The Broadband Equity, Access, and Deployment (BEAD) program was created by a US law that requires Internet providers receiving federal funds to offer at least one “low-cost broadband service option for eligible subscribers.” The Biden administration says it is merely enforcing that legal requirement, but a July 23 letter sent by over 30 broadband industry trade groups claims that the administration is illegally regulating broadband prices.

The fund is administered by the National Telecommunications and Information Administration (NTIA). The NTIA is distributing money to states, which will then distribute it to ISPs. Before obtaining money from the NTIA, each state must get approval for a plan that includes a low-cost option. Nearly half of US states have already gotten approvals.

Although the law requires ISPs receiving grants to offer a low-cost plan, it also says the US may not “regulate the rates charged for broadband service.” In the letter sent to US Secretary of Commerce Gina Raimondo, ISPs claim that the NTIA’s demands for specific prices violate the ban on rate regulation:

We have also heard from stakeholders of specific instances in which certain State broadband offices have faced the prospect of political pressure unless they acceded to a $30 rate for the low-cost service option.
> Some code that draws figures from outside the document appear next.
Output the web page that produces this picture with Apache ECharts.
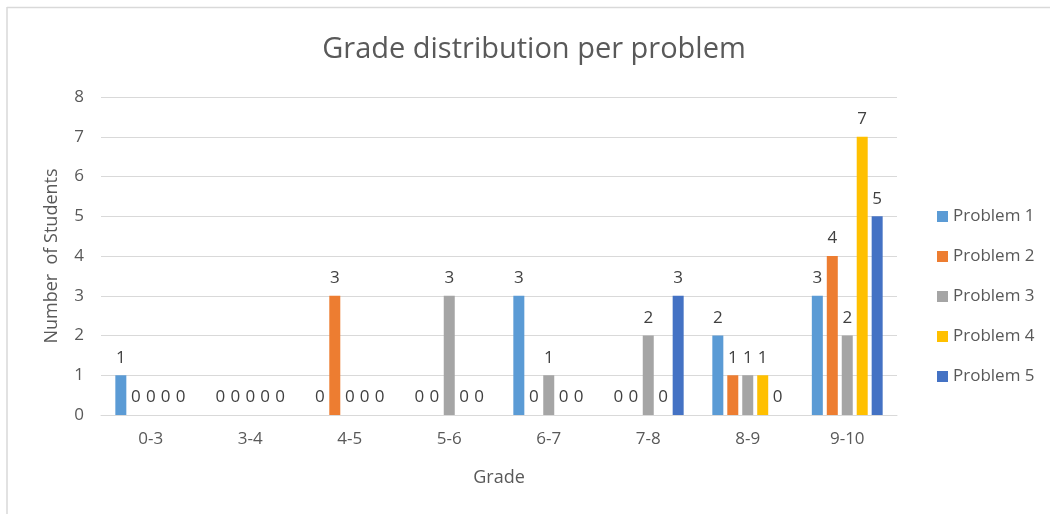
<!DOCTYPE html>
<html>
<head>
<meta charset="utf-8">
<script src="https://cdn.jsdelivr.net/npm/echarts@6/dist/echarts.min.js"></script>
<style>
  html, body { margin: 0; padding: 0; background: #fff; }
  #chart { width: 1050px; height: 514px; }
</style>
</head>
<body>
<div id="chart"></div>
<script>
// Grade buckets along the x axis
const grades = ['0-3', '3-4', '4-5', '5-6', '6-7', '7-8', '8-9', '9-10'];

// Number of students per grade bucket, one array per problem
const problem1 = [1, 0, 0, 0, 3, 0, 2, 3];
const problem2 = [0, 0, 3, 0, 0, 0, 1, 4];
const problem3 = [0, 0, 0, 3, 1, 2, 1, 2];
const problem4 = [0, 0, 0, 0, 0, 0, 1, 7];
const problem5 = [0, 0, 0, 0, 0, 3, 0, 5];

const seriesNames = ['Problem 1', 'Problem 2', 'Problem 3', 'Problem 4', 'Problem 5'];
const seriesData = [problem1, problem2, problem3, problem4, problem5];
const seriesColors = ['#5B9BD5', '#ED7D31', '#A5A5A5', '#FFC000', '#4472C4'];

const textColor = '#595959';
const fontFamily = "'Open Sans', 'Noto Sans', sans-serif";

const chart = echarts.init(document.getElementById('chart'), null, { renderer: 'canvas' });

chart.setOption({
  animation: false,
  backgroundColor: '#ffffff',
  textStyle: { fontFamily: fontFamily },
  title: {
    text: 'Grade distribution per problem',
    left: 529,
    textAlign: 'center',
    top: 30,
    textStyle: { color: textColor, fontSize: 29, fontWeight: 'normal', fontFamily: fontFamily }
  },
  legend: {
    orient: 'vertical',
    left: 932,
    top: 203,
    itemWidth: 11,
    itemHeight: 11,
    itemGap: 23,
    icon: 'rect',
    textStyle: { color: textColor, fontSize: 17, fontFamily: fontFamily },
    data: seriesNames
  },
  grid: {
    left: 101,
    right: 153,
    top: 97,
    bottom: 99,
    containLabel: false
  },
  xAxis: {
    type: 'category',
    data: grades,
    name: 'Grade',
    nameLocation: 'middle',
    nameGap: 54,
    nameTextStyle: { color: textColor, fontSize: 18, fontFamily: fontFamily },
    axisLine: { show: true, lineStyle: { color: '#d9d9d9', width: 1 } },
    axisTick: { show: false },
    axisLabel: { color: textColor, fontSize: 17, margin: 16, fontFamily: fontFamily }
  },
  yAxis: {
    type: 'value',
    min: 0,
    max: 8,
    interval: 1,
    name: 'Number  of Students',
    nameLocation: 'middle',
    nameGap: 40,
    nameTextStyle: { color: textColor, fontSize: 18, fontFamily: fontFamily },
    axisLine: { show: false },
    axisTick: { show: false },
    axisLabel: { color: textColor, fontSize: 17, margin: 17, fontFamily: fontFamily },
    splitLine: { lineStyle: { color: '#d9d9d9', width: 1 } }
  },
  series: seriesNames.map((name, i) => ({
    name: name,
    type: 'bar',
    data: seriesData[i],
    barWidth: 11,
    barGap: '36%',
    itemStyle: { color: seriesColors[i] },
    label: {
      show: true,
      position: 'top',
      distance: 9,
      color: '#404040',
      fontSize: 17,
      fontFamily: fontFamily
    }
  })),
  graphic: [
    {
      type: 'line',
      shape: { x1: 7, y1: 7.5, x2: 1050, y2: 7.5 },
      style: { stroke: '#d9d9d9', lineWidth: 1.5 }
    },
    {
      type: 'line',
      shape: { x1: 7, y1: 7, x2: 7, y2: 514 },
      style: { stroke: '#d9d9d9', lineWidth: 1.5 }
    }
  ]
});
</script>
</body>
</html>
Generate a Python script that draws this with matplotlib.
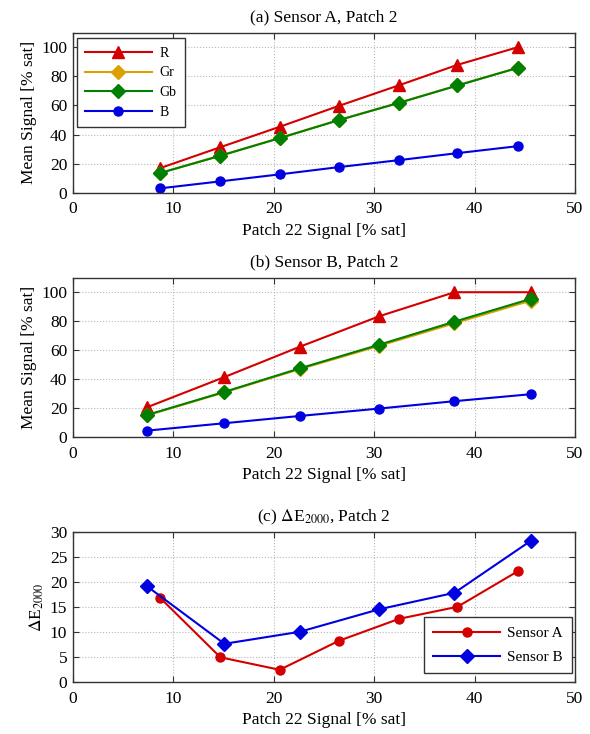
import matplotlib
matplotlib.use("Agg")
import matplotlib.pyplot as plt

plt.rcParams['font.family'] = ['Liberation Serif', 'DejaVu Serif']
plt.rcParams['mathtext.fontset'] = 'stix'

# Sensor A
xa = [8.7, 14.7, 20.6, 26.5, 32.5, 38.3, 44.3]
a_R = [16.9, 31.3, 45.3, 59.7, 73.9, 87.9, 100.0]
a_Gr = [13.6, 25.5, 37.6, 50.0, 61.9, 73.8, 85.9]
a_Gb = [13.5, 25.4, 37.5, 49.9, 61.8, 73.7, 85.8]
a_B = [3.0, 7.8, 12.6, 17.6, 22.4, 27.2, 32.0]

# Sensor B
xb = [7.4, 15.1, 22.6, 30.5, 38.0, 45.6]
b_R = [20.7, 41.5, 62.4, 83.4, 100.0, 100.0]
b_Gr = [15.1, 31.0, 47.0, 63.0, 78.6, 94.2]
b_Gb = [15.4, 31.3, 47.5, 63.8, 79.7, 95.4]
b_B = [4.6, 9.7, 14.7, 19.8, 24.9, 29.7]

# Delta E 2000
dE_A = [16.9, 5.0, 2.5, 8.3, 12.7, 15.1, 22.2]
dE_B = [19.2, 7.7, 10.1, 14.6, 17.9, 28.3]

channels = ['R', 'Gr', 'Gb', 'B']
ch_colors = ['#d40000', '#dba100', '#008000', '#0000e0']
ch_markers = ['^', 'D', 'D', 'o']
ch_msize = [8, 7, 7, 6.5]

W, H = 590, 734
fig = plt.figure(figsize=(W / 100, H / 100), dpi=100)

def ax_at(left, top, right, bottom):
    return fig.add_axes([left / W, 1 - bottom / H, (right - left) / W, (bottom - top) / H])

ax1 = ax_at(72.7, 32.7, 575, 192.7)
ax2 = ax_at(72.7, 277.7, 575, 437.3)
ax3 = ax_at(72.7, 532.3, 575, 682.3)

fs = 12.5

def style(ax, ylim, yticks):
    ax.set_xlim(0, 50)
    ax.set_ylim(*ylim)
    ax.set_xticks([0, 10, 20, 30, 40, 50])
    ax.set_yticks(yticks)
    ax.grid(True, linestyle=':', color='#b8b8b8', linewidth=0.8)
    ax.tick_params(direction='in', top=True, right=True, labelsize=fs, length=4,
                   color='#333333')
    ax.tick_params(axis='x', pad=6)
    ax.tick_params(axis='y', pad=4)
    for s in ax.spines.values():
        s.set_color('#333333')
        s.set_linewidth(1.0)
    ax.set_axisbelow(True)

for ax, x, series, title in [
    (ax1, xa, [a_R, a_Gr, a_Gb, a_B], '(a) Sensor A, Patch 2'),
    (ax2, xb, [b_R, b_Gr, b_Gb, b_B], '(b) Sensor B, Patch 2'),
]:
    for name, y, c, m, ms in zip(channels, series, ch_colors, ch_markers, ch_msize):
        ax.plot(x, y, color=c, marker=m, markersize=ms, linewidth=1.5, label=name)
    style(ax, (0, 110), [0, 20, 40, 60, 80, 100])
    ax.set_title(title, fontsize=fs, pad=8)
    ax.set_xlabel('Patch 22 Signal [% sat]', fontsize=fs, labelpad=4)
    ax.set_ylabel('Mean Signal [% sat]', fontsize=fs, labelpad=3)

leg = ax1.legend(loc='upper left', bbox_to_anchor=(4.0 / 502.3, 1 - 5.6 / 160),
                 borderaxespad=0, fontsize=10, fancybox=False, edgecolor='#333333',
                 handlelength=4.8, handletextpad=0.55, borderpad=0.6,
                 labelspacing=0.49, framealpha=1)
leg.get_frame().set_linewidth(1.0)

ax3.plot(xa, dE_A, color='#d40000', marker='o', markersize=6.5, linewidth=1.5, label='Sensor A')
ax3.plot(xb, dE_B, color='#0000e0', marker='D', markersize=7, linewidth=1.5, label='Sensor B')
style(ax3, (0, 30), [0, 5, 10, 15, 20, 25, 30])
ax3.set_title(r'(c) $\Delta$E$_{2000}$, Patch 2', fontsize=fs, pad=8)
ax3.set_xlabel('Patch 22 Signal [% sat]', fontsize=fs, labelpad=4)
ax3.set_ylabel(r'$\Delta$E$_{2000}$', fontsize=fs, labelpad=3)
leg3 = ax3.legend(loc='lower right', bbox_to_anchor=(1 - 3.5 / 502.3, 9 / 150),
                  borderaxespad=0, fontsize=11, fancybox=False, edgecolor='#333333',
                  handlelength=4.35, handletextpad=0.45, borderpad=0.6,
                  labelspacing=0.68, framealpha=1)
leg3.get_frame().set_linewidth(1.0)

fig.savefig('out.png', dpi=100)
This contravenes the clear language of the Infrastructure Act, which states that “[n]othing in this title may be construed to authorize [NTIA] to regulate the rates charged for broadband service.”

ISPs want to upend approved state plans

Funds like BEAD are intended to help ISPs build broadband networks in areas where it would otherwise not be economically feasible. In other words, the government giving money to ISPs directly lets the telcos make a decent profit on network-construction projects in areas where subscriber fees alone wouldn’t be enough.

ISPs receiving funds don’t have to offer the low-cost broadband plan to everyone. They only have to offer it to eligible subscribers who meet low-income requirements, as detailed in the NTIA’s Notice of Funding Opportunity.

Despite that, ISPs claim that prices for the low-cost option should be calculated based on “the economic realities of deploying and operating networks in the highest cost, hardest-to-reach areas.” The letter said:

While NTIA purports to give States the flexibility to choose a low-cost program that meets their particular needs, the reality is much different. According to NTIA’s own program guidance, it has “strongly encouraged” States to set a fixed rate of $30 per month for the low-cost service option. For a broad cross-section of America’s rural broadband providers, the $30 rate is completely unmoored from the economic realities of deploying and operating networks in the highest cost, hardest-to-reach areas that BEAD funding is precisely designed to reach.

Groups signing the letter include USTelecom, which represents AT&T, Verizon, CenturyLink/Lumen, and many other telcos. It was also signed by lobby groups for small cable firms and rural telcos, and numerous lobby groups for ISPs in specific states. The state-specific lobby groups signing the letter are from Alaska, Alabama, North Dakota, Montana, North Carolina, Kansas, Georgia, Illinois, Indiana, Iowa, Michigan, Minnesota, Nebraska, Nevada, New York, Ohio, Oregon, Oklahoma, Pennsylvania, South Carolina, South Dakota, Texas, Utah, Washington, and Wisconsin.

Many states have already received approval for their grant plans, including plans for requiring low-cost options. The NTIA today announced approval of New Mexico and Virginia’s initial proposals, bringing the total count to 22 states plus the Northern Mariana Islands, the District of Columbia, Puerto Rico, and the US Virgin Islands. Another 30 states and territories are waiting for approval after having submitted initial proposals by December 2023.

The lobby groups want the NTIA to reverse approvals for existing states’ plans. Their letter said the agency should “require each State to revise the low-cost service option rate proposed or approved in its Initial Proposal so that the rate is more reasonably tied to providers’ realistic costs, such as by using the FCC’s Urban Rate Survey benchmark.”